Not that the town hasn’t been a hotbed of creative coiffure in its day. But Phil Allen gave up his dreams and settled into being a high-street barber when his wife Shelley ran off with his favourite model. And Ray Robertson, another local scissor wizard, has gone South. Now he’s back, knowing that if he wins the title one more time he gets to keep the Silver Scissors award. If he ever had scruples about cheating, he’s shed them by now.

The film is extremely strongly cast: Josh Hartnett as Phil’s son Brian, who cuts the hair of the dead for practice; Rosemary Harris as a blind but indomitable matriarch. If Bill Nighy seems to be enjoying himself more as the ludicrous Ray, campily dignified even when surprised wearing curlers, than Alan Rickman as dour Phil, it may only be because Rickman has to do Yorkshire word order as well as the local accent. A disproportionate amount of his magic is bound up in that infinitely saturnine voice, and he seems to be dying a little when he delivers lines like, “A beauty, that is, Shelley”.

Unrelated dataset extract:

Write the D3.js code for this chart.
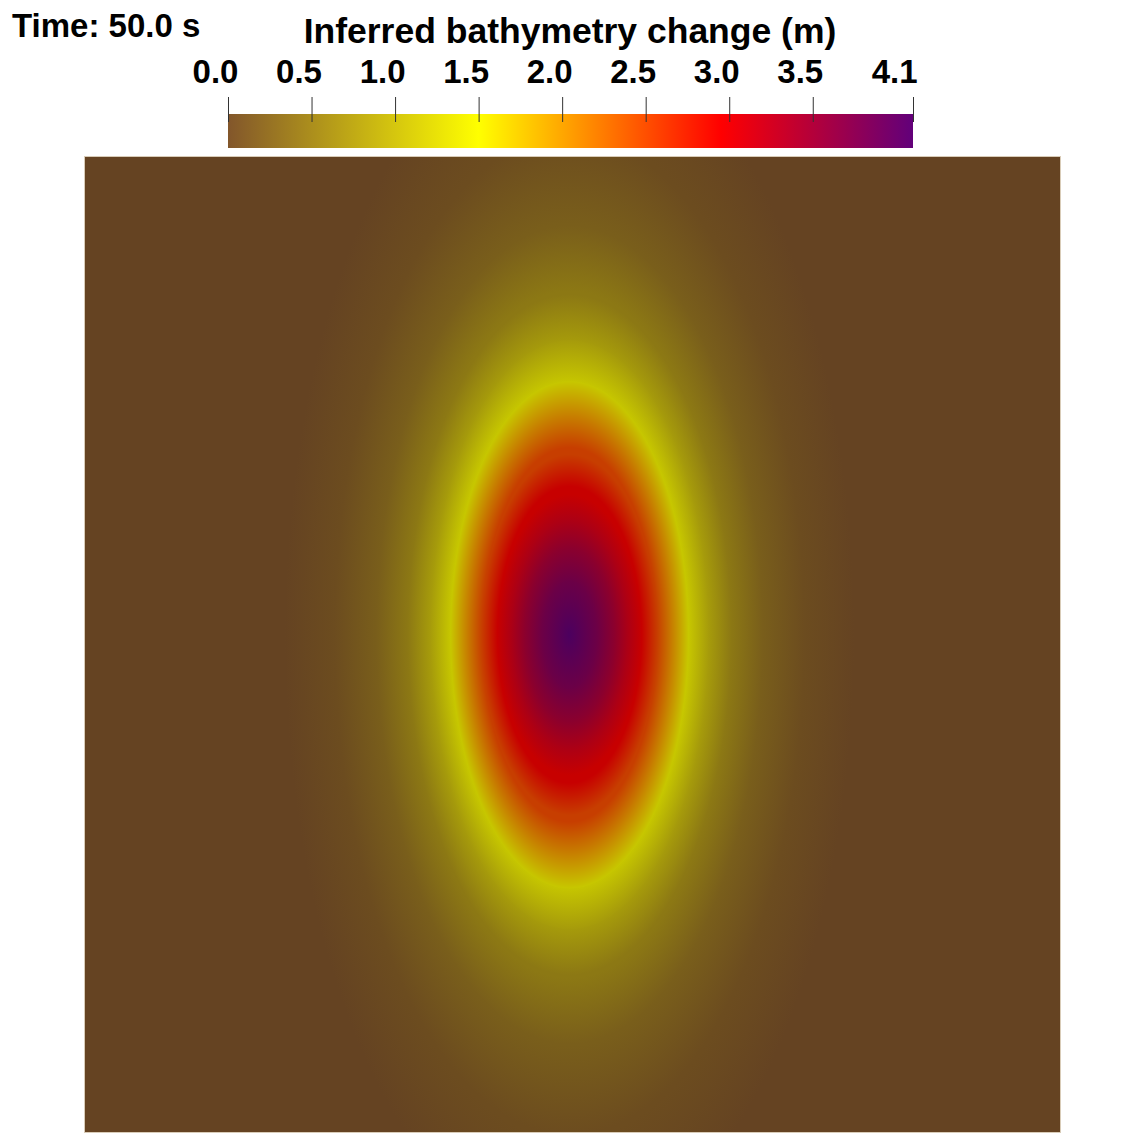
<!DOCTYPE html>
<html>
<head>
<meta charset="utf-8">
<script src="https://cdn.jsdelivr.net/npm/d3@7"></script>
<style>
  html, body { margin: 0; padding: 0; background: #ffffff; }
  svg { display: block; }
  text { font-family: "Liberation Sans", Arial, sans-serif; font-weight: 700; fill: #000; }
</style>
</head>
<body>
<script>
// colour map (value -> colour), as on the colour bar
var colorNodes = [0.0, 1.5, 2.95, 4.1];
var colorStops = ["#82562b", "#ffff00", "#ff0000", "#62007a"];

// colour bar ticks
var tickValues = [0.0, 0.5, 1.0, 1.5, 2.0, 2.5, 3.0, 3.5, 4.1];
var tickLabels = ["0.0", "0.5", "1.0", "1.5", "2.0", "2.5", "3.0", "3.5", "4.1"];

// bump: contour level (m) and its half width / half height (domain units)
var levels  = [4.1,   3.8,   3.5,   3.2,   2.95,  2.5,   2.0,   1.5,   1.0,   0.6,   0.3,   0.1,   0.0];
var radiusX = [0.000, 0.028, 0.046, 0.060, 0.074, 0.090, 0.106, 0.122, 0.143, 0.166, 0.198, 0.241, 0.292];
var radiusY = [0.000, 0.056, 0.090, 0.117, 0.144, 0.185, 0.226, 0.260, 0.302, 0.349, 0.420, 0.513, 0.626];
var center = [0.497, 0.510];     // bump centre in domain units

var W = 1142, H = 1141;
var field = { x0: 85, x1: 1060, y0: 157, y1: 1132 };
var bar = { x0: 228, x1: 913, y0: 114, y1: 148 };

var color = d3.scaleLinear().domain(colorNodes).range(colorStops).clamp(true);
var shade = function (c) {
  var r = d3.rgb(c), k = 0.78;   // lighting of the rendered surface
  return d3.rgb(r.r * k, r.g * k, r.b * k).formatHex();
};

var svg = d3.select("body").append("svg").attr("width", W).attr("height", H);
var defs = svg.append("defs");

// ---- field ----
var x = d3.scaleLinear().domain([0, 1]).range([field.x0, field.x1]);
var y = d3.scaleLinear().domain([0, 1]).range([field.y1, field.y0]);
var len = d3.scaleLinear().domain([0, 1]).range([0, field.x1 - field.x0]);

defs.append("clipPath").attr("id", "fieldClip")
  .append("rect").attr("x", field.x0).attr("y", field.y0)
  .attr("width", field.x1 - field.x0).attr("height", field.y1 - field.y0);

// contours from outside in; each one shades smoothly to the next level inside it
var rings = levels.map(function (v, i) { return { v: v, rx: radiusX[i], ry: radiusY[i] }; })
  .sort(function (a, b) { return b.rx - a.rx; });
rings.forEach(function (d, i) { d.inner = rings[i + 1]; });
rings = rings.filter(function (d) { return d.inner; });

rings.forEach(function (d, i) {
  var gr = defs.append("radialGradient").attr("id", "ring" + i)
    .attr("cx", "50%").attr("cy", "50%").attr("r", "50%");
  gr.append("stop").attr("offset", (d.inner.rx / d.rx * 100) + "%")
    .attr("stop-color", shade(color(d.inner.v)));
  gr.append("stop").attr("offset", "100%").attr("stop-color", shade(color(d.v)));
});

var g = svg.append("g").attr("clip-path", "url(#fieldClip)");
g.append("rect").attr("x", field.x0).attr("y", field.y0)
  .attr("width", field.x1 - field.x0).attr("height", field.y1 - field.y0)
  .attr("fill", shade(color(d3.min(levels))));
g.selectAll("ellipse").data(rings).enter().append("ellipse")
  .attr("cx", x(center[0])).attr("cy", y(center[1]))
  .attr("rx", function (d) { return len(d.rx); })
  .attr("ry", function (d) { return len(d.ry); })
  .attr("fill", function (d, i) { return "url(#ring" + i + ")"; });

svg.append("rect").attr("x", field.x0 - 0.5).attr("y", field.y0 - 0.5)
  .attr("width", field.x1 - field.x0 + 1).attr("height", field.y1 - field.y0 + 1)
  .attr("fill", "none").attr("stroke", "#d9ccb8").attr("stroke-width", 1);

// ---- colour bar ----
var cb = d3.scaleLinear().domain([0, d3.max(tickValues)]).range([bar.x0, bar.x1]);
var lg = defs.append("linearGradient").attr("id", "cbar")
  .attr("gradientUnits", "userSpaceOnUse")
  .attr("x1", bar.x0).attr("x2", bar.x1).attr("y1", 0).attr("y2", 0);
lg.selectAll("stop").data(colorNodes).enter().append("stop")
  .attr("offset", function (d) { return ((cb(d) - bar.x0) / (bar.x1 - bar.x0) * 100) + "%"; })
  .attr("stop-color", function (d) { return color(d); });

svg.append("rect").attr("x", bar.x0).attr("y", bar.y0)
  .attr("width", bar.x1 - bar.x0).attr("height", bar.y1 - bar.y0)
  .attr("fill", "url(#cbar)");

var axis = d3.axisTop(cb).tickValues(tickValues)
  .tickFormat(function (d, i) { return tickLabels[i]; })
  .tickSize(25).tickPadding(14);
var ag = svg.append("g").attr("transform", "translate(0," + (bar.y0 + 8) + ")").call(axis);
ag.select(".domain").remove();
ag.selectAll(".tick line").attr("stroke", "#333").attr("stroke-width", 1);
ag.selectAll(".tick text")
  .attr("font-size", 33).attr("fill", "#000")
  .attr("font-family", "'Liberation Sans', Arial, sans-serif").attr("font-weight", 700)
  .attr("text-anchor", function (d, i) { return i === tickValues.length - 1 ? "end" : "middle"; })
  .attr("dx", function (d, i) { return i === tickValues.length - 1 ? 4 : -13; });

svg.append("text").attr("x", 570).attr("y", 43).attr("text-anchor", "middle")
  .attr("font-size", 35.5).text("Inferred bathymetry change (m)");

svg.append("text").attr("x", 12).attr("y", 37).attr("font-size", 33).text("Time: 50.0 s");
</script>
</body>
</html>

Ray and his assistant Louis (Hugh Bonneville) seem like lovers, though the sleeping arrangements at the remote farm where they are billeted aren’t made clear. In any case, no one speculates about them, and homophobia isn’t part of the townspeople’s attitude towards incomers, only towards their own — Shelley (Natasha Richardson) and Sandra (Rachel Griffiths). It’s odd that the film should focus on (attractive) lesbian crimpers at the expense of their male counterparts, but no doubt it has its reasons.

One of them may be that it’s easier to dramatise family issues in a way that will please everybody. As terminal illness imposes its own deadline, and the divided Allen family reluctantly comes together to enter the competition, you can think either that non-conformist relationships are being recognised — and about time too. Or that in a crisis only conventional family will do.

This surefire entertainment doesn’t rely on sexual politics, of course, for its appeal. It has a soundtrack of Seventies and Eighties classics, and a young American actress (Rachael Leigh Cook) to boost transatlantic appeal, in hopes of the The Full Monty lightning striking twice. Blow Dry has also taken a leaf out of Best in Show’s book by apparently staging its own hairdressing contest, and the montage sequences of the various heats are very droll.